模型地址:https://huggingface.co/google/gemma-2-2b-it/tree/main
方法一:local-gemma(推荐)
项目主页:https://github.com/huggingface/local-gemma
安装方式:
- CUDA pip install local-gemma"[cuda]"
- MPS pip install local-gemma"[mps]"
- CPU pip install local-gemma"[cpu]"
注意⚠️:
- 这个命令会调用默认的模型参数,例如 google/gemma-2-it
,但是这样调用的话,程序会在后台去 huggingface.co 上下载模型,或者使用默认缓存目录的文件。如果要指定使用本地的文件,那么需要使用 --model
参数指定一个绝对路径,同时制定 --token
为一个任意的字符串。
- 这个命令会不断的记录之前输入的内容,然后会导致显存不够用,所以需要修改一下这个程序,值保存指定的历史记录数量。
- --preset=speed
参数会导致模型进行 compile
,从而加快速度,项目主页说可以加快6倍。
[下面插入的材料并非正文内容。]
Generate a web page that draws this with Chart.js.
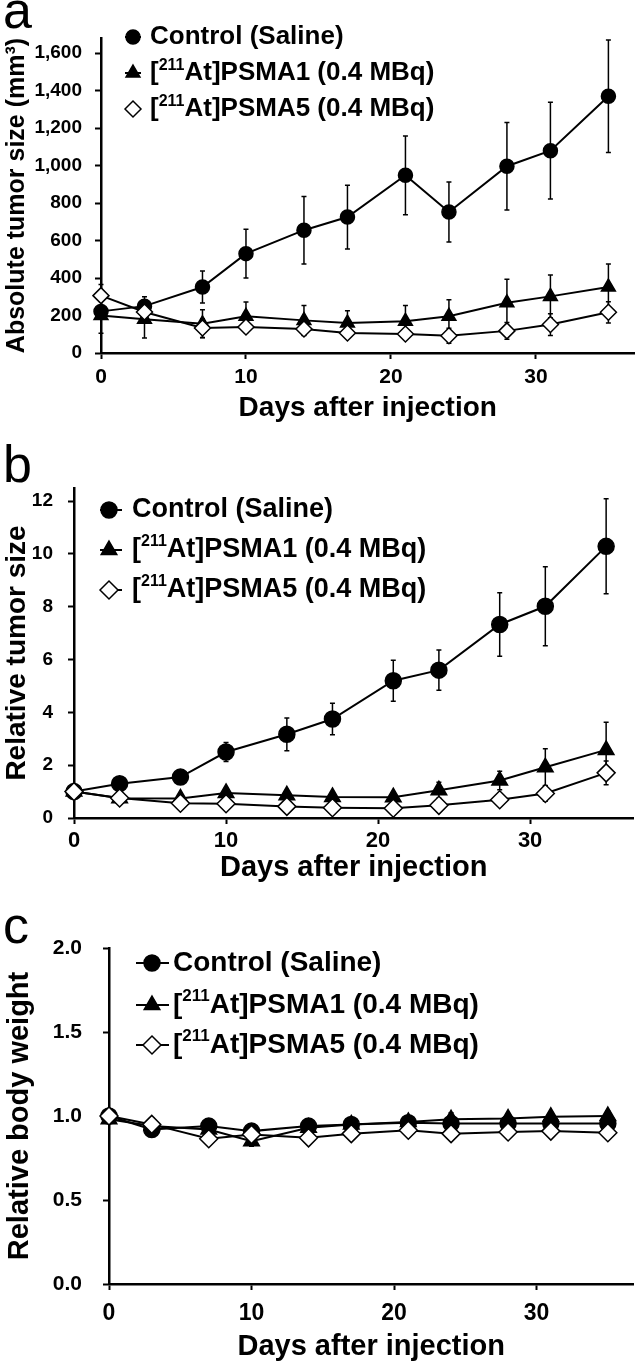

不够启动模型和 compile 的时候比较耗时。
代码位置:/usr/local/lib/python3.10/dist-packages/local_gemma/cli.py
local-gemma --preset=speed --model=/root/workspace/gemma-2-2b-it --token x
方法二:直接使用 python 运行
来源: - 代码:https://github.com/nonoesp/live/blob/main/0113/google-gemma/run_gpu.py - 视频:https://www.youtube.com/watch?v=qFULISWcjQc
GPU 代码
# https://huggingface.co/google/gemma-2b-it#running-the-model-on-a-single--multi-gpu
from transformers import AutoTokenizer, AutoModelForCausalLM
model_file = "google/gemma-2b-it" # 如果在本地缓存找不到模型,就会去 huggingface 官网下载
model_file = '/root/workspace/gemma-2-2b-it' # 本地下载好了文件
tokenizer = AutoTokenizer.from_pretrained(model_file)
model = AutoModelForCausalLM.from_pretrained(model_file, device_map="auto")
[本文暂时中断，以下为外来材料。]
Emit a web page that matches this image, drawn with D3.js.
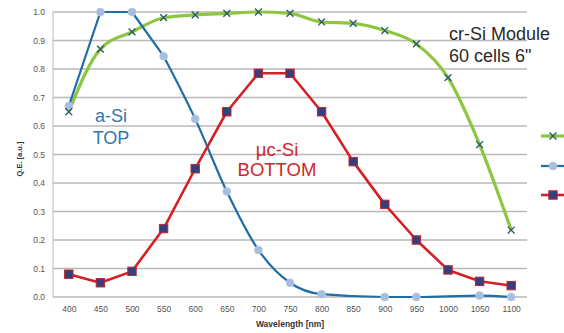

input_text = "Things to eat in Napoli, Italy."
input_ids = tokenizer(input_text, return_tensors="pt").to("cuda")
outputs = model.generate(**input_ids, max_length=512)
print(tokenizer.decode(outputs[0]))
CPU 代码
# https://huggingface.co/google/gemma-2b-it#running-the-model-on-a-cpu
from transformers import AutoTokenizer, AutoModelForCausalLM
tokenizer = AutoTokenizer.from_pretrained("google/gemma-2b-it")
model = AutoModelForCausalLM.from_pretrained("google/gemma-2b-it")
input_text = "Places to visit in Malaga, Spain."
input_ids = tokenizer(input_text, return_tensors="pt")
outputs = model.generate(**input_ids, max_length=512)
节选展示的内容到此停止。